Is there a performance/storage impact from writing data non-chronological?
I have an influxdb that has been collecting data for some time now. I want to migrate it to a new server. Is there a significant difference in the following two scenarios:
Redirect incoming data streams to new server, then simultaneously start migrating data from old server to new server. This means that the data is coming in non-chronological
Leave incoming streams on old server, start migrating data to new server and when the new one is caught up, redirect the incoming data. This means everything is written chronologically.
I have a preference for the first scenario, but I don’t know what this means for how this data would end up on disk (chronologically in shards our spread out over multiple shards mixed with new data) and how that would impact performance.
It is supposed to not matter after the database has done full compaction, which depending on your config, happens some hours after the last write.
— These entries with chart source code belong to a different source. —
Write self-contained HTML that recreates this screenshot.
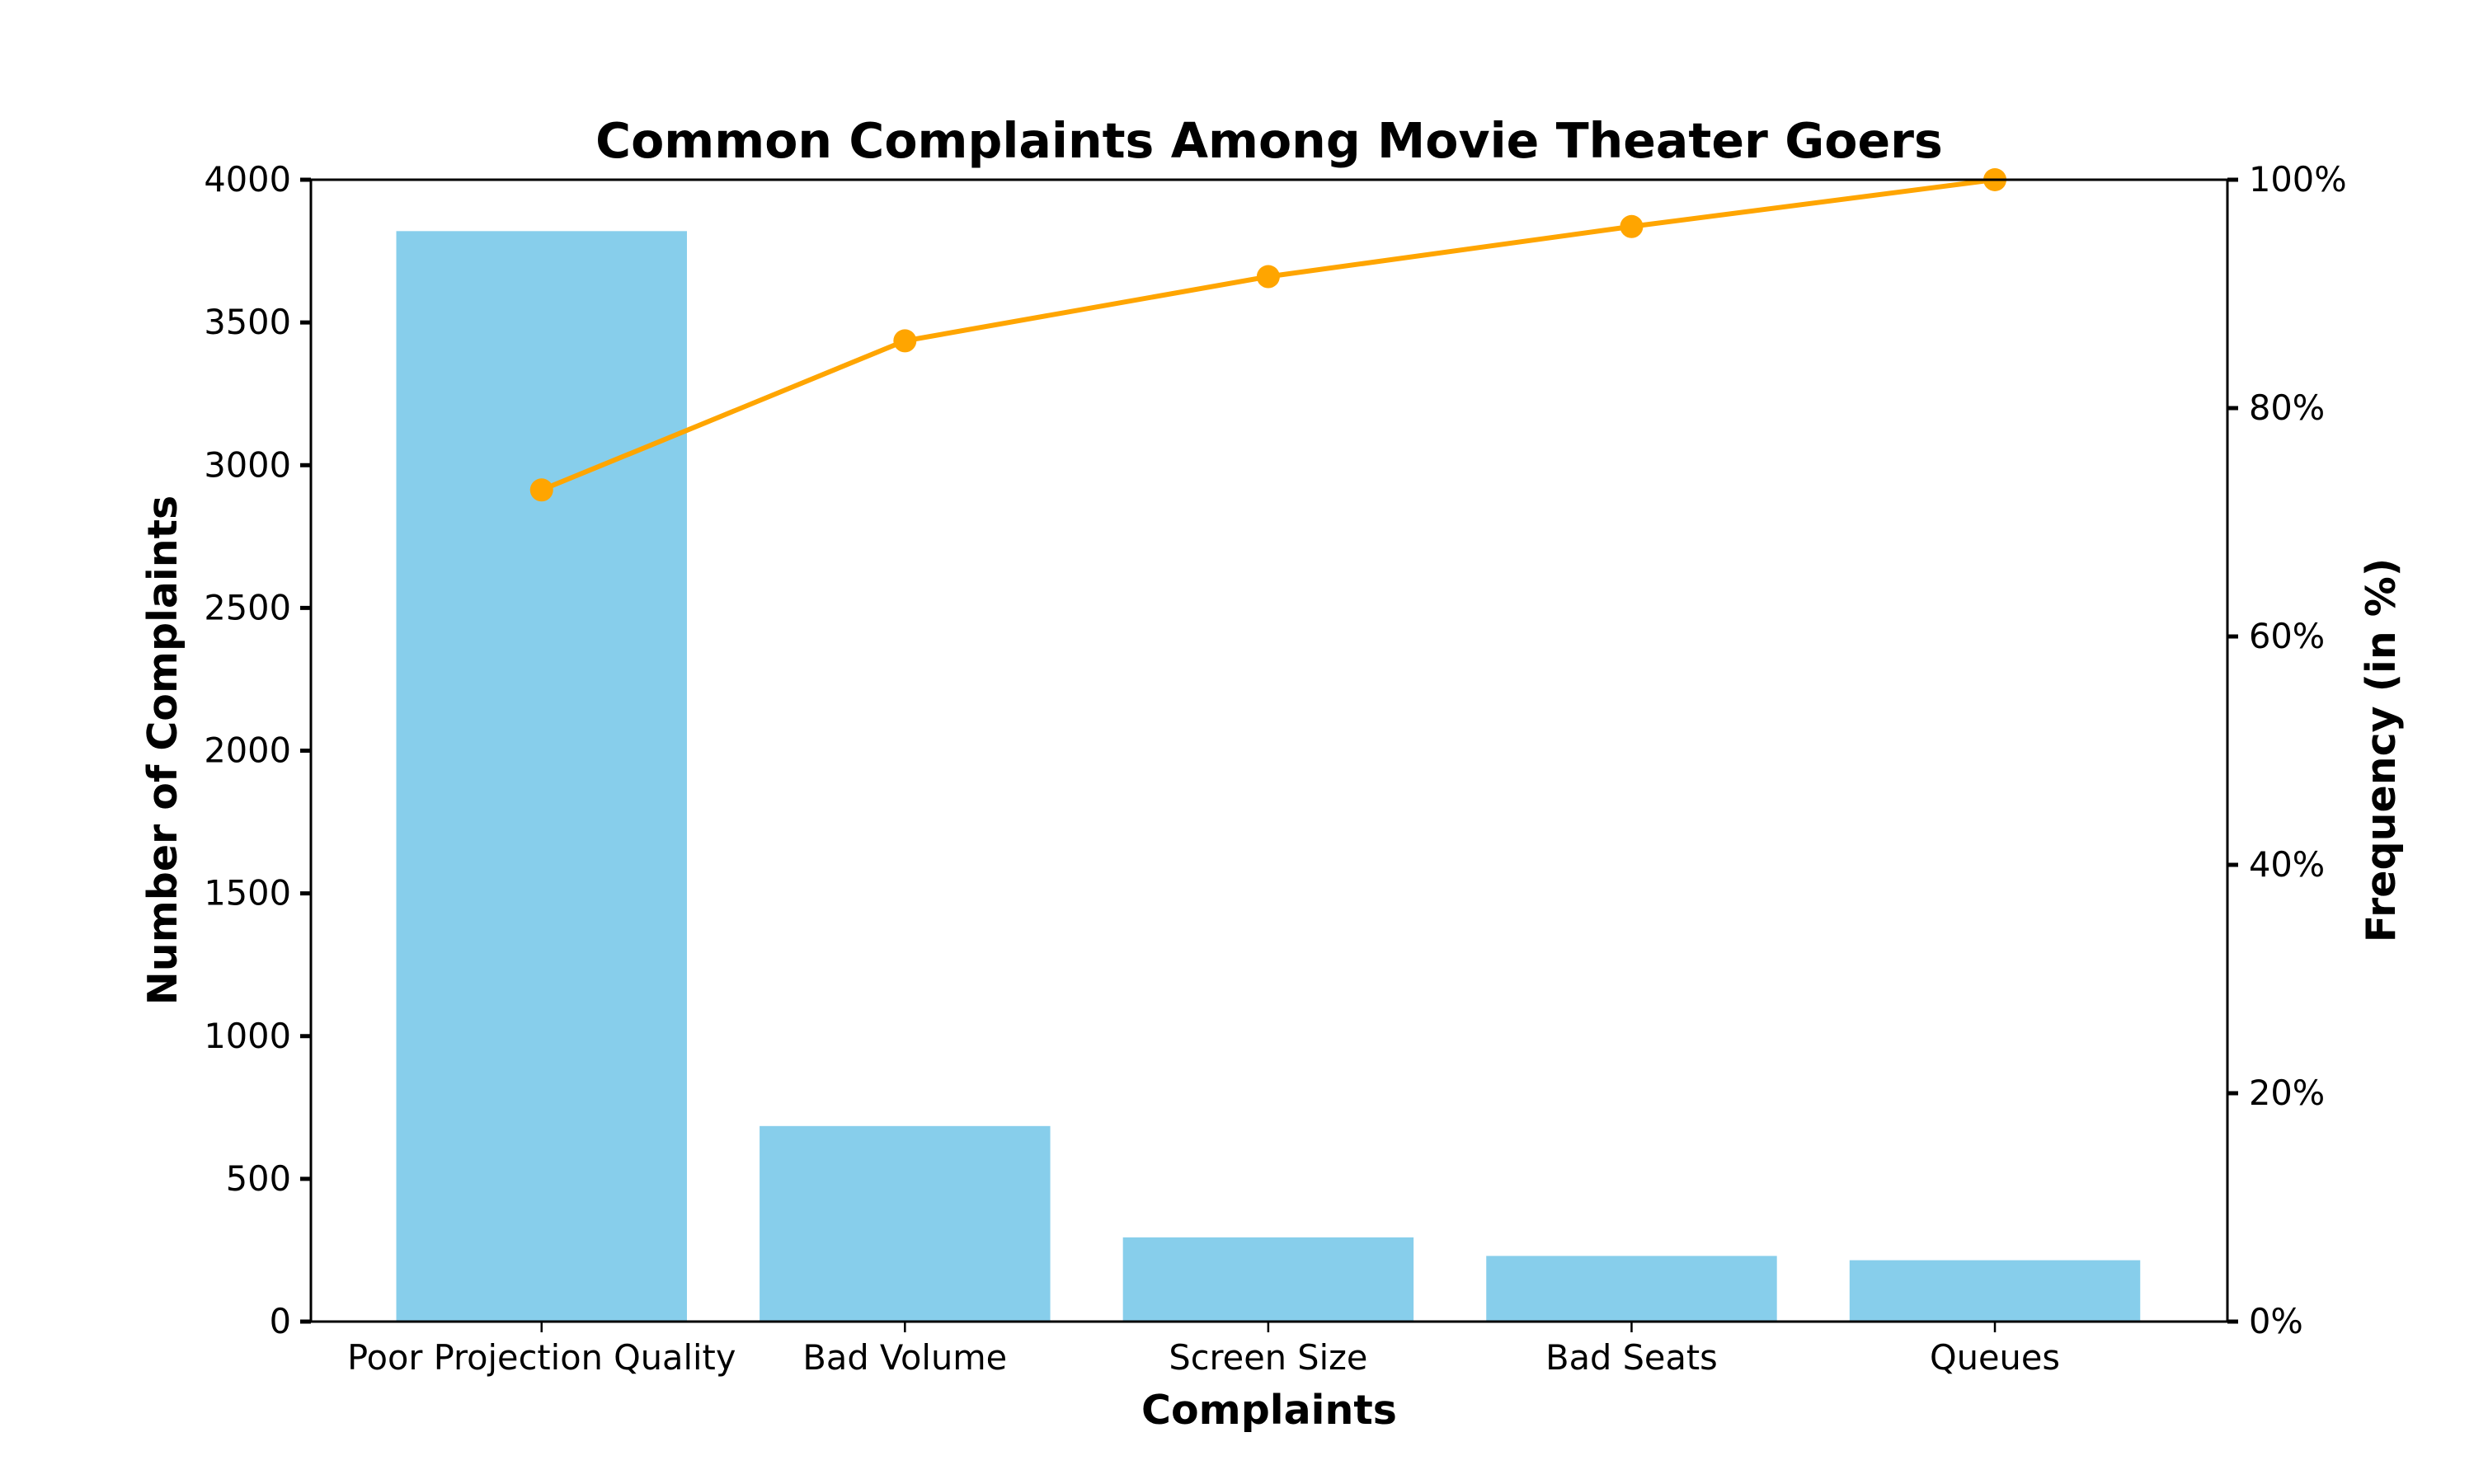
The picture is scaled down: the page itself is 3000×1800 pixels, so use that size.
<!DOCTYPE html>
<html><head><meta charset="utf-8"><style>
html,body{margin:0;padding:0;background:#fff}
svg{display:block;font-family:"DejaVu Sans","Liberation Sans",sans-serif}
</style></head><body>
<svg id="chart" width="3000" height="1800" viewBox="0 0 3000 1800">
<rect width="3000" height="1800" fill="#fff"/>
<text x="1539" y="191" font-size="58.5" font-weight="bold" text-anchor="middle">Common Complaints Among Movie Theater Goers</text>
<g id="bars"></g><g id="line"></g><g id="axes"></g>
<text x="1539" y="1727" font-size="49" font-weight="bold" text-anchor="middle">Complaints</text>
<text transform="translate(214,910) rotate(-90)" font-size="49" font-weight="bold" text-anchor="middle">Number of Complaints</text>
<text transform="translate(2904,910) rotate(-90)" font-size="49" font-weight="bold" text-anchor="middle">Frequency (in %)</text>
</svg>
<script>
const categories=["Poor Projection Quality","Bad Volume","Screen Size","Bad Seats","Queues"];
const counts=[3820,685,295,230,215];
const yTicks=[0,500,1000,1500,2000,2500,3000,3500,4000];
const y2Ticks=[0,20,40,60,80,100];
const NS="http://www.w3.org/2000/svg";
const L=377,R=2701,T=218,B=1603;
const xMin=-0.635,xMax=4.64;
const x=i=>L+(i-xMin)/(xMax-xMin)*(R-L);
const y=v=>B-v/4000*(B-T);
const y2=p=>B-p/100*(B-T);
const unit=(R-L)/(xMax-xMin);
function mk(tag,attrs,parent){const e=document.createElementNS(NS,tag);for(const k in attrs)e.setAttribute(k,attrs[k]);document.getElementById(parent).appendChild(e);return e;}
const total=counts.reduce((a,b)=>a+b,0);
let cum=0;const cumPct=counts.map(c=>{cum+=c;return cum/total*100;});
counts.forEach((c,i)=>{
 const r=mk('rect',{x:x(i)-0.4*unit,y:y(c),width:0.8*unit,height:B-y(c),fill:'#87ceeb'},'bars');
 
 
});
const pl=mk('polyline',{points:cumPct.map((p,i)=>x(i)+','+y2(p)).join(' '),fill:'none',stroke:'#ffa500','stroke-width':6},'line');


cumPct.forEach((p,i)=>{
 const m=mk('circle',{cx:x(i),cy:y2(p),r:14,fill:'#ffa500'},'line');
 
 
});
const fr=mk('rect',{x:L,y:T,width:R-L,height:B-T,fill:'none',stroke:'#000','stroke-width':3},'axes');


yTicks.forEach(v=>{
 mk('line',{x1:L-13,x2:L,y1:y(v),y2:y(v),stroke:'#000','stroke-width':5},'axes');
 const t=mk('text',{x:L-24,y:y(v)+14,'font-size':41.5,'text-anchor':'end'},'axes');t.textContent=v;
 
 
});
y2Ticks.forEach(v=>{
 mk('line',{x1:R,x2:R+13,y1:y2(v),y2:y2(v),stroke:'#000','stroke-width':5},'axes');
 const t=mk('text',{x:R+26,y:y2(v)+14,'font-size':41.5},'axes');t.textContent=v+'%';
 
 
});
categories.forEach((c,i)=>{
 mk('line',{x1:x(i),x2:x(i),y1:B,y2:B+13,stroke:'#000','stroke-width':2.5},'axes');
 const t=mk('text',{x:x(i),y:B+58,'font-size':41.5,'text-anchor':'middle'},'axes');t.textContent=c;
 
 
});
</script>
</body></html>
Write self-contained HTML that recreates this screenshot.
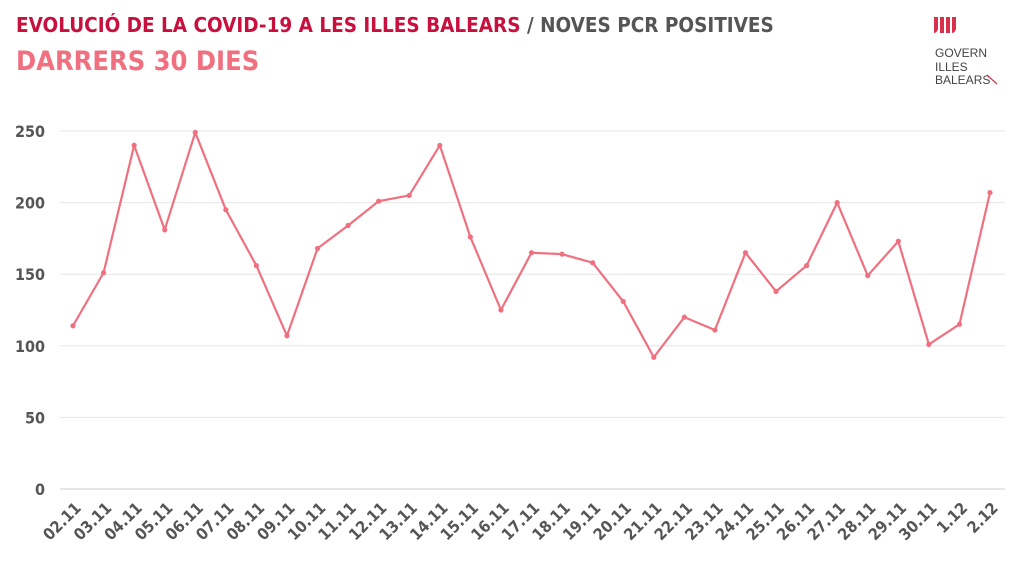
<!DOCTYPE html>
<html><head><meta charset="utf-8"><style>
body{margin:0;background:#fff;width:1024px;height:576px;overflow:hidden;font-family:"DejaVu Sans Condensed","Liberation Sans",sans-serif}
svg{position:absolute;left:0;top:0}
</style></head><body>
<svg width="1024" height="576">
<text x="16" y="32" font-size="20.5" font-weight="bold" fill="#c8103e">EVOLUCIÓ DE LA COVID-19 A LES ILLES BALEARS <tspan fill="#555">/ NOVES PCR POSITIVES</tspan></text>
<text x="16" y="70" font-size="27" font-weight="bold" fill="#f07080">DARRERS 30 DIES</text>
<g>
<path d="M934 17h4v11c0 3-2 5-4 5z M940 17h4v16h-4z M946 17h4v16h-4z M952 17h4v11c0 3-2 5-4 5z" fill="#d9304e"/>
<text x="935" y="57" font-size="12" fill="#444" font-family="Liberation Sans,sans-serif">GOVERN</text>
<text x="935" y="71" font-size="12" fill="#444" font-family="Liberation Sans,sans-serif">ILLES</text>
<text x="935" y="84" font-size="12" fill="#444" font-family="Liberation Sans,sans-serif">BALEARS</text>
<line x1="987" y1="75" x2="997" y2="84" stroke="#d9304e" stroke-width="1.2"/>
</g>
<g id="grid"></g><g id="xl"></g><g id="line"></g>
</svg>
<script>
const categories=["02.11","03.11","04.11","05.11","06.11","07.11","08.11","09.11","10.11","11.11","12.11","13.11","14.11","15.11","16.11","17.11","18.11","19.11","20.11","21.11","22.11","23.11","24.11","25.11","26.11","27.11","28.11","29.11","30.11","1.12","2.12"];
const values=[114,151,240,181,249,195,156,107,168,184,201,205,240,176,125,165,164,158,131,92,120,111,165,138,156,200,149,173,101,115,207];
const yTicks=[0,50,100,150,200,250];
const NS="http://www.w3.org/2000/svg";
function y(v){return 489-v*(358/250);}
function x(i){return 73+i*(917/(categories.length-1));}
function mk(t,a,p){const e=document.createElementNS(NS,t);for(const k in a)e.setAttribute(k,a[k]);p.appendChild(e);return e;}
const g=document.getElementById('grid');
yTicks.forEach(t=>{
 const l=mk('line',{x1:60,x2:1005,y1:y(t),y2:y(t),stroke:t==0?'#ccc':'#e6e6e6','stroke-width':1},g);
 
 
 const tx=mk('text',{x:45,y:y(t)+6,'text-anchor':'end','font-size':16,'font-weight':'bold',fill:'#555'},g);
 tx.textContent=t;
 
 
});
const xl=document.getElementById('xl');
categories.forEach((c,i)=>{
 const tx=mk('text',{transform:`translate(${x(i)+9},${509}) rotate(-45)`,'text-anchor':'end','font-size':16,'font-weight':'bold',fill:'#555'},xl);
 tx.textContent=c;
 
 
});
const lg=document.getElementById('line');
const p=mk('polyline',{points:values.map((v,i)=>x(i)+','+y(v)).join(' '),fill:'none',stroke:'#f07080','stroke-width':2.2},lg);


values.forEach((v,i)=>{
 const c=mk('circle',{cx:x(i),cy:y(v),r:2.6,fill:'#f07080'},lg);
 
 
});
</script>
</body></html>
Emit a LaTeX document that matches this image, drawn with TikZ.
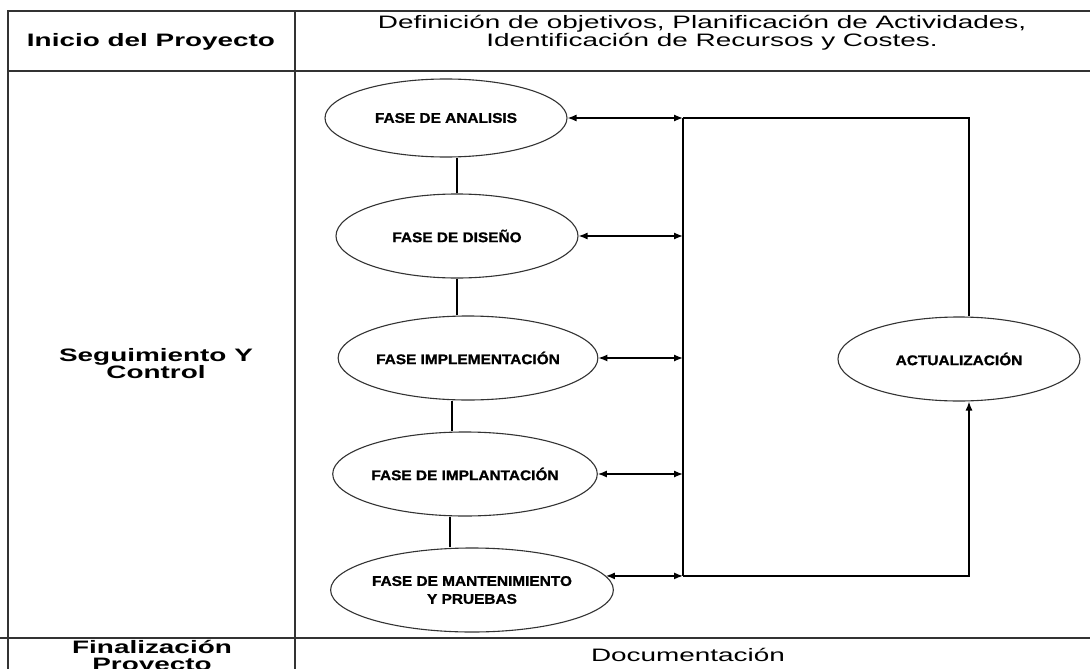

Writing out-of-order will make the compaction process itself take much longer (in my experience). I have experienced some quite weird performance issues with influxdb lately though, so I would not bet my first-born on it actually being irrelevant even though it is claimed to be.
InfluxDB can handle temporary, non-chronological writes during migrations. When migrating to new servers, we recommend taking these steps:
Backup the old server influxd backup <path-to-backup> makes a backup of the metastore influxd backup -database <mydatabase> <path-to-backup> backs up a specific database
If you’re backing up a remote node, use these instructions.
Restore the backup to the new server
To restore from a backup you will need to specify the type of backup, the path to where the backup should be restored, and the path to the backup.
Migrate data for the interim period from when the initial backup was created to when the dual writes began
The tricky part in this is that you have to backup a time slice. Importing requires you to sideload into a temp DB and then use a SELECT…INTO query to finalize the series.